= Problem requirements =
Can you write out all the lines word for word, with no pictures?

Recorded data
§ §

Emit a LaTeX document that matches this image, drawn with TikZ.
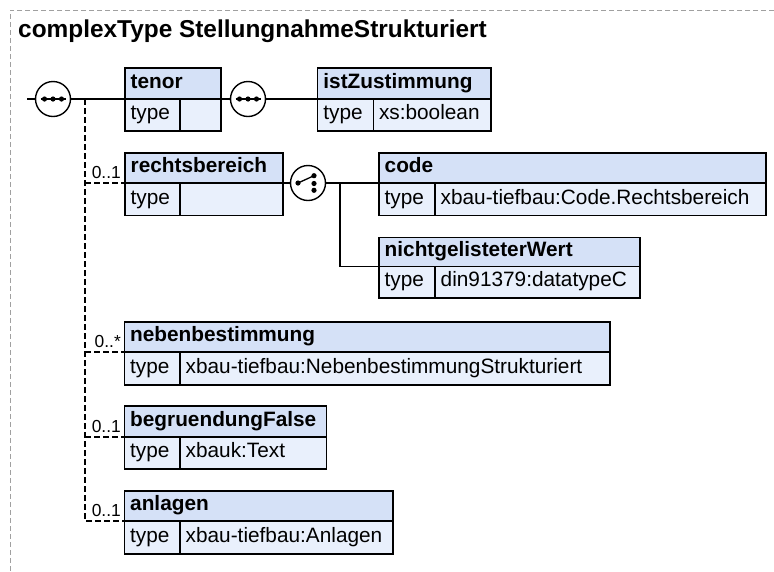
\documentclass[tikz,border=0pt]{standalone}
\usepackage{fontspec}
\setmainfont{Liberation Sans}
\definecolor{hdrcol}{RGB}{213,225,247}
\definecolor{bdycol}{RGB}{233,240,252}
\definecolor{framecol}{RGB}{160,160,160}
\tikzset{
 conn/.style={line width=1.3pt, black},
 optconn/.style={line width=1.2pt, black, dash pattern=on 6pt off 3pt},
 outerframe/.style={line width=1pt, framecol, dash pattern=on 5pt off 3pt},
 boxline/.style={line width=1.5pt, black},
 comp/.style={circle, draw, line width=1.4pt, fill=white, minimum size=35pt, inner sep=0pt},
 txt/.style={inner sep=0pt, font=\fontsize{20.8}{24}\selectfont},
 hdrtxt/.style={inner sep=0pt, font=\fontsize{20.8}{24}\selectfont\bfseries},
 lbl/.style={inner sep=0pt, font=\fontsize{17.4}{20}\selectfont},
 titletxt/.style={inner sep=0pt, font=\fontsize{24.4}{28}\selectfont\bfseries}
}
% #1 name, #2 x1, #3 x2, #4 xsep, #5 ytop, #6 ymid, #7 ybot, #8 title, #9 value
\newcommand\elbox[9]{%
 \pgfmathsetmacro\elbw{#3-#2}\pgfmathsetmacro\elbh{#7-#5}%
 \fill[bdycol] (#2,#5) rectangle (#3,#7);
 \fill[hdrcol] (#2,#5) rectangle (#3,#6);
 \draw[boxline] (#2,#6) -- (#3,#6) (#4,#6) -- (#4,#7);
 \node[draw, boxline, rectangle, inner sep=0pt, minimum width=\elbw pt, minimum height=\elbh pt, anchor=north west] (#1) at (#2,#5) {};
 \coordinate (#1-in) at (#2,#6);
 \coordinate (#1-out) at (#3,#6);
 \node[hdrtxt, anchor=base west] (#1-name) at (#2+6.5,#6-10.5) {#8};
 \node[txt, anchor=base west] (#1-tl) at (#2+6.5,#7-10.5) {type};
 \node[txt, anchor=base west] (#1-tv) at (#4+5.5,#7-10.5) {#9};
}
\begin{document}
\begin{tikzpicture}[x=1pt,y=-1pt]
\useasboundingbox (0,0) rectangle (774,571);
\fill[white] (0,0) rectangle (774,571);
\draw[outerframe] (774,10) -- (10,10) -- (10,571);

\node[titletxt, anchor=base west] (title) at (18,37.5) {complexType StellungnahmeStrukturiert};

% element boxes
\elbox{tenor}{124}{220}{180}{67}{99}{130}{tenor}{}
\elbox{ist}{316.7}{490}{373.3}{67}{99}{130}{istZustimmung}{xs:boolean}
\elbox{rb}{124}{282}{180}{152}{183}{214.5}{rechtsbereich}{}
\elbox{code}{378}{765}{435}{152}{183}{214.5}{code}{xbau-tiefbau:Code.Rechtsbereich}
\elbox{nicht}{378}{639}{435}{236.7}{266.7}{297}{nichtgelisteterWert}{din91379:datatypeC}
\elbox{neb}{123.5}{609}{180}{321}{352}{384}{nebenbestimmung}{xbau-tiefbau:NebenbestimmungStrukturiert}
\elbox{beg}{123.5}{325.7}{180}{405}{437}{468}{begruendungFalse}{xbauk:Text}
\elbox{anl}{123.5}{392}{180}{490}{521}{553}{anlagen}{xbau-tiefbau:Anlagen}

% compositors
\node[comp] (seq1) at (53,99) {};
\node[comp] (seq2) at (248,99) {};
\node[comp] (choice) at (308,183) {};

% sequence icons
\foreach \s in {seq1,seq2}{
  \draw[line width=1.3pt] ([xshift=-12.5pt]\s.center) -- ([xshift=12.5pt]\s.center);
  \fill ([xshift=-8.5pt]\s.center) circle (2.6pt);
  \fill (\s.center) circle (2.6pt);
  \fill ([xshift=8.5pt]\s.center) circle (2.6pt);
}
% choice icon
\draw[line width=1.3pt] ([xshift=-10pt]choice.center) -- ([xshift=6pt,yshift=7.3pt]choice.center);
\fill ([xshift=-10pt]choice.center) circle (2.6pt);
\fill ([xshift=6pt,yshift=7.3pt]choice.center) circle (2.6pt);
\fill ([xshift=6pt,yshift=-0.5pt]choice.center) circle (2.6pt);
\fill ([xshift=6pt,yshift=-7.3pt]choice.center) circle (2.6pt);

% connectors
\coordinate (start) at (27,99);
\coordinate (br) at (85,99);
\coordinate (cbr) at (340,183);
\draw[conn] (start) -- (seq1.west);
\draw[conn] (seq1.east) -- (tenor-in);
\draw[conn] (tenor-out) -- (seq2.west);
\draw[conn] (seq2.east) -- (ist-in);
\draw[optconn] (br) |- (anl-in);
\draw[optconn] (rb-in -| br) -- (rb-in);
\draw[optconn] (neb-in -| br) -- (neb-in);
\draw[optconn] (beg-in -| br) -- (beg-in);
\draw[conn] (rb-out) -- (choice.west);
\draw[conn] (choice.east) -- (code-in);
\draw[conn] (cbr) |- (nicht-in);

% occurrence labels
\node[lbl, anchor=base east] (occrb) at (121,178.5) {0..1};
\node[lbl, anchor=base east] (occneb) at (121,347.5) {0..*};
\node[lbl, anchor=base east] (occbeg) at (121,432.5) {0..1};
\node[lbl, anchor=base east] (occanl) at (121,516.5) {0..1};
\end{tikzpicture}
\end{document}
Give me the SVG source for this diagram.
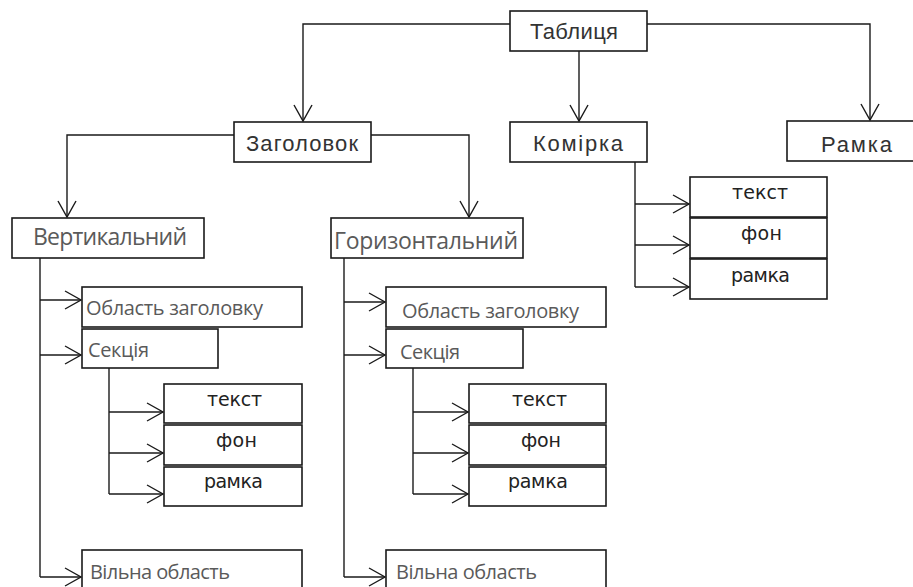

§ §

= Output of the task =
Emit a LaTeX document that matches this image, drawn with TikZ.
\documentclass[tikz,border=0pt]{standalone}
\usepackage{fontspec}
\setmainfont{Liberation Sans}
\definecolor{hdrcol}{RGB}{213,225,247}
\definecolor{bdycol}{RGB}{233,240,252}
\definecolor{framecol}{RGB}{160,160,160}
\tikzset{
 conn/.style={line width=1.3pt, black},
 optconn/.style={line width=1.2pt, black, dash pattern=on 6pt off 3pt},
 outerframe/.style={line width=1pt, framecol, dash pattern=on 5pt off 3pt},
 boxline/.style={line width=1.5pt, black},
 comp/.style={circle, draw, line width=1.4pt, fill=white, minimum size=35pt, inner sep=0pt},
 txt/.style={inner sep=0pt, font=\fontsize{20.8}{24}\selectfont},
 hdrtxt/.style={inner sep=0pt, font=\fontsize{20.8}{24}\selectfont\bfseries},
 lbl/.style={inner sep=0pt, font=\fontsize{17.4}{20}\selectfont},
 titletxt/.style={inner sep=0pt, font=\fontsize{24.4}{28}\selectfont\bfseries}
}
% #1 name, #2 x1, #3 x2, #4 xsep, #5 ytop, #6 ymid, #7 ybot, #8 title, #9 value
\newcommand\elbox[9]{%
 \pgfmathsetmacro\elbw{#3-#2}\pgfmathsetmacro\elbh{#7-#5}%
 \fill[bdycol] (#2,#5) rectangle (#3,#7);
 \fill[hdrcol] (#2,#5) rectangle (#3,#6);
 \draw[boxline] (#2,#6) -- (#3,#6) (#4,#6) -- (#4,#7);
 \node[draw, boxline, rectangle, inner sep=0pt, minimum width=\elbw pt, minimum height=\elbh pt, anchor=north west] (#1) at (#2,#5) {};
 \coordinate (#1-in) at (#2,#6);
 \coordinate (#1-out) at (#3,#6);
 \node[hdrtxt, anchor=base west] (#1-name) at (#2+6.5,#6-10.5) {#8};
 \node[txt, anchor=base west] (#1-tl) at (#2+6.5,#7-10.5) {type};
 \node[txt, anchor=base west] (#1-tv) at (#4+5.5,#7-10.5) {#9};
}
\begin{document}
\begin{tikzpicture}[x=1pt,y=-1pt]
\useasboundingbox (0,0) rectangle (774,571);
\fill[white] (0,0) rectangle (774,571);
\draw[outerframe] (774,10) -- (10,10) -- (10,571);

\node[titletxt, anchor=base west] (title) at (18,37.5) {complexType StellungnahmeStrukturiert};

% element boxes
\elbox{tenor}{124}{220}{180}{67}{99}{130}{tenor}{}
\elbox{ist}{316.7}{490}{373.3}{67}{99}{130}{istZustimmung}{xs:boolean}
\elbox{rb}{124}{282}{180}{152}{183}{214.5}{rechtsbereich}{}
\elbox{code}{378}{765}{435}{152}{183}{214.5}{code}{xbau-tiefbau:Code.Rechtsbereich}
\elbox{nicht}{378}{639}{435}{236.7}{266.7}{297}{nichtgelisteterWert}{din91379:datatypeC}
\elbox{neb}{123.5}{609}{180}{321}{352}{384}{nebenbestimmung}{xbau-tiefbau:NebenbestimmungStrukturiert}
\elbox{beg}{123.5}{325.7}{180}{405}{437}{468}{begruendungFalse}{xbauk:Text}
\elbox{anl}{123.5}{392}{180}{490}{521}{553}{anlagen}{xbau-tiefbau:Anlagen}

% compositors
\node[comp] (seq1) at (53,99) {};
\node[comp] (seq2) at (248,99) {};
\node[comp] (choice) at (308,183) {};

% sequence icons
\foreach \s in {seq1,seq2}{
  \draw[line width=1.3pt] ([xshift=-12.5pt]\s.center) -- ([xshift=12.5pt]\s.center);
  \fill ([xshift=-8.5pt]\s.center) circle (2.6pt);
  \fill (\s.center) circle (2.6pt);
  \fill ([xshift=8.5pt]\s.center) circle (2.6pt);
}
% choice icon
\draw[line width=1.3pt] ([xshift=-10pt]choice.center) -- ([xshift=6pt,yshift=7.3pt]choice.center);
\fill ([xshift=-10pt]choice.center) circle (2.6pt);
\fill ([xshift=6pt,yshift=7.3pt]choice.center) circle (2.6pt);
\fill ([xshift=6pt,yshift=-0.5pt]choice.center) circle (2.6pt);
\fill ([xshift=6pt,yshift=-7.3pt]choice.center) circle (2.6pt);

% connectors
\coordinate (start) at (27,99);
\coordinate (br) at (85,99);
\coordinate (cbr) at (340,183);
\draw[conn] (start) -- (seq1.west);
\draw[conn] (seq1.east) -- (tenor-in);
\draw[conn] (tenor-out) -- (seq2.west);
\draw[conn] (seq2.east) -- (ist-in);
\draw[optconn] (br) |- (anl-in);
\draw[optconn] (rb-in -| br) -- (rb-in);
\draw[optconn] (neb-in -| br) -- (neb-in);
\draw[optconn] (beg-in -| br) -- (beg-in);
\draw[conn] (rb-out) -- (choice.west);
\draw[conn] (choice.east) -- (code-in);
\draw[conn] (cbr) |- (nicht-in);

% occurrence labels
\node[lbl, anchor=base east] (occrb) at (121,178.5) {0..1};
\node[lbl, anchor=base east] (occneb) at (121,347.5) {0..*};
\node[lbl, anchor=base east] (occbeg) at (121,432.5) {0..1};
\node[lbl, anchor=base east] (occanl) at (121,516.5) {0..1};
\end{tikzpicture}
\end{document}
Give me the SVG source for this diagram.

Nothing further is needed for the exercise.